— Start —

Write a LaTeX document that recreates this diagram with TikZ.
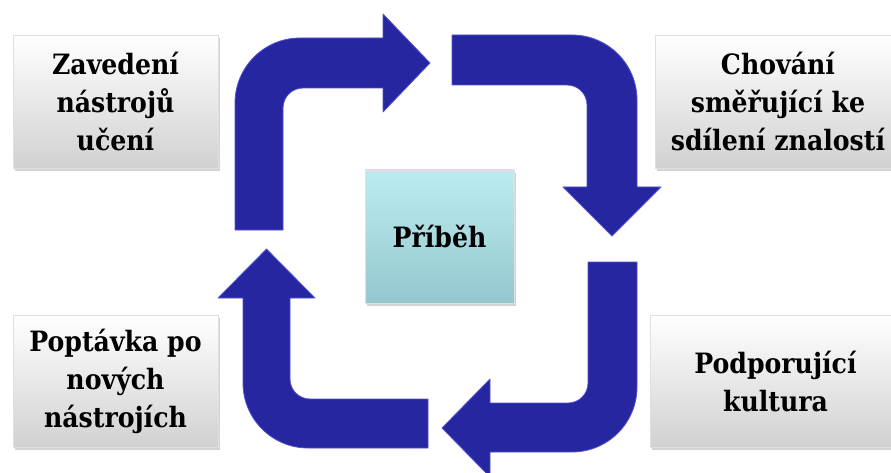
\documentclass[tikz,border=0pt]{standalone}
\usepackage{fontspec}
\newfontfamily\boxfont{DejaVu Serif Condensed}
\usetikzlibrary{shadows}

\definecolor{arrowblue}{RGB}{38,38,160}
\definecolor{arrowedge}{RGB}{82,82,210}
\definecolor{coretop}{RGB}{188,236,241}
\definecolor{corebottom}{RGB}{148,200,206}

\begin{document}
\begin{tikzpicture}[x=1pt,y=1pt]
        \tikzstyle{box}=[draw=black!12, top color=white, bottom color=black!18,
            drop shadow={shadow xshift=2pt,shadow yshift=-3pt,opacity=0.35},
            align=center, inner sep=0pt,
            font=\boxfont\fontsize{28}{38}\selectfont\bfseries]
        \tikzstyle{core}=[box, top color=coretop, bottom color=corebottom]
        \tikzstyle{turn}=[fill=arrowblue, draw=arrowedge, line width=0.8pt, line join=round]

        \useasboundingbox (0,0) rectangle (891,-473);
        \clip (0,0) rectangle (891,-473);

        \node[core, minimum width=149pt, minimum height=133pt] (pribeh)   at (439.5,-236.5) {Příběh};

        \node[box,  minimum width=205pt, minimum height=133pt] (zavedeni) at (115.5,-101.5) {Zavedení\\nástrojů\\učení};
        \node[box,  minimum width=246pt, minimum height=133pt] (chovani)  at (778,-101.5)   {Chování\\směřující ke\\sdílení znalostí};
        \node[box,  minimum width=251pt, minimum height=132pt] (kultura)  at (775.5,-381)   {Podporující\\kultura};
        \node[box,  minimum width=205pt, minimum height=132pt] (poptavka) at (115.5,-381)   {Poptávka po\\nových\\nástrojích};

        % up and right
        \draw[turn] (235,-230) -- (235,-103) arc[start angle=180, end angle=90, radius=65]
            -- (383,-38) -- (383,-14) -- (430,-63) -- (383,-112) -- (383,-88)
            -- (303,-88) arc[start angle=90, end angle=180, radius=20] -- (283,-230) -- cycle;

        % right and down
        \draw[turn] (452,-35) -- (572,-35) arc[start angle=90, end angle=0, radius=65]
            -- (637,-187) -- (661,-187) -- (612,-236) -- (563,-187) -- (587,-187)
            -- (587,-105) arc[start angle=0, end angle=90, radius=20] -- (452,-85) -- cycle;

        % down and left
        \draw[turn] (588,-262) -- (637,-262) -- (637,-387) arc[start angle=0, end angle=-90, radius=65]
            -- (490,-452) -- (490,-477) -- (442,-428) -- (490,-379) -- (490,-403)
            -- (568,-403) arc[start angle=-90, end angle=0, radius=20] -- cycle;

        % left and up
        \draw[turn] (428,-448) -- (308,-448) arc[start angle=270, end angle=180, radius=65]
            -- (243,-298) -- (218,-298) -- (266.5,-249) -- (315,-298) -- (290,-298)
            -- (290,-379) arc[start angle=180, end angle=270, radius=20] -- (428,-399) -- cycle;
    \end{tikzpicture}
\end{document}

— End —

TASK DETAILS: Repeat the lines of the listing above verbatim, beginning at its first line and ending at the line containing "width=205pt, minimum height=132pt]", which is included. Omit pictures.

CORRECT OUTPUT:
Write a LaTeX document that recreates this diagram with TikZ.
\documentclass[tikz,border=0pt]{standalone}
\usepackage{fontspec}
\newfontfamily\boxfont{DejaVu Serif Condensed}
\usetikzlibrary{shadows}

\definecolor{arrowblue}{RGB}{38,38,160}
\definecolor{arrowedge}{RGB}{82,82,210}
\definecolor{coretop}{RGB}{188,236,241}
\definecolor{corebottom}{RGB}{148,200,206}

\begin{document}
\begin{tikzpicture}[x=1pt,y=1pt]
        \tikzstyle{box}=[draw=black!12, top color=white, bottom color=black!18,
            drop shadow={shadow xshift=2pt,shadow yshift=-3pt,opacity=0.35},
            align=center, inner sep=0pt,
            font=\boxfont\fontsize{28}{38}\selectfont\bfseries]
        \tikzstyle{core}=[box, top color=coretop, bottom color=corebottom]
        \tikzstyle{turn}=[fill=arrowblue, draw=arrowedge, line width=0.8pt, line join=round]

        \useasboundingbox (0,0) rectangle (891,-473);
        \clip (0,0) rectangle (891,-473);

        \node[core, minimum width=149pt, minimum height=133pt] (pribeh)   at (439.5,-236.5) {Příběh};

        \node[box,  minimum width=205pt, minimum height=133pt] (zavedeni) at (115.5,-101.5) {Zavedení\\nástrojů\\učení};
        \node[box,  minimum width=246pt, minimum height=133pt] (chovani)  at (778,-101.5)   {Chování\\směřující ke\\sdílení znalostí};
        \node[box,  minimum width=251pt, minimum height=132pt] (kultura)  at (775.5,-381)   {Podporující\\kultura};
        \node[box,  minimum width=205pt, minimum height=132pt] (poptavka) at (115.5,-381)   {Poptávka po\\nových\\nástrojích};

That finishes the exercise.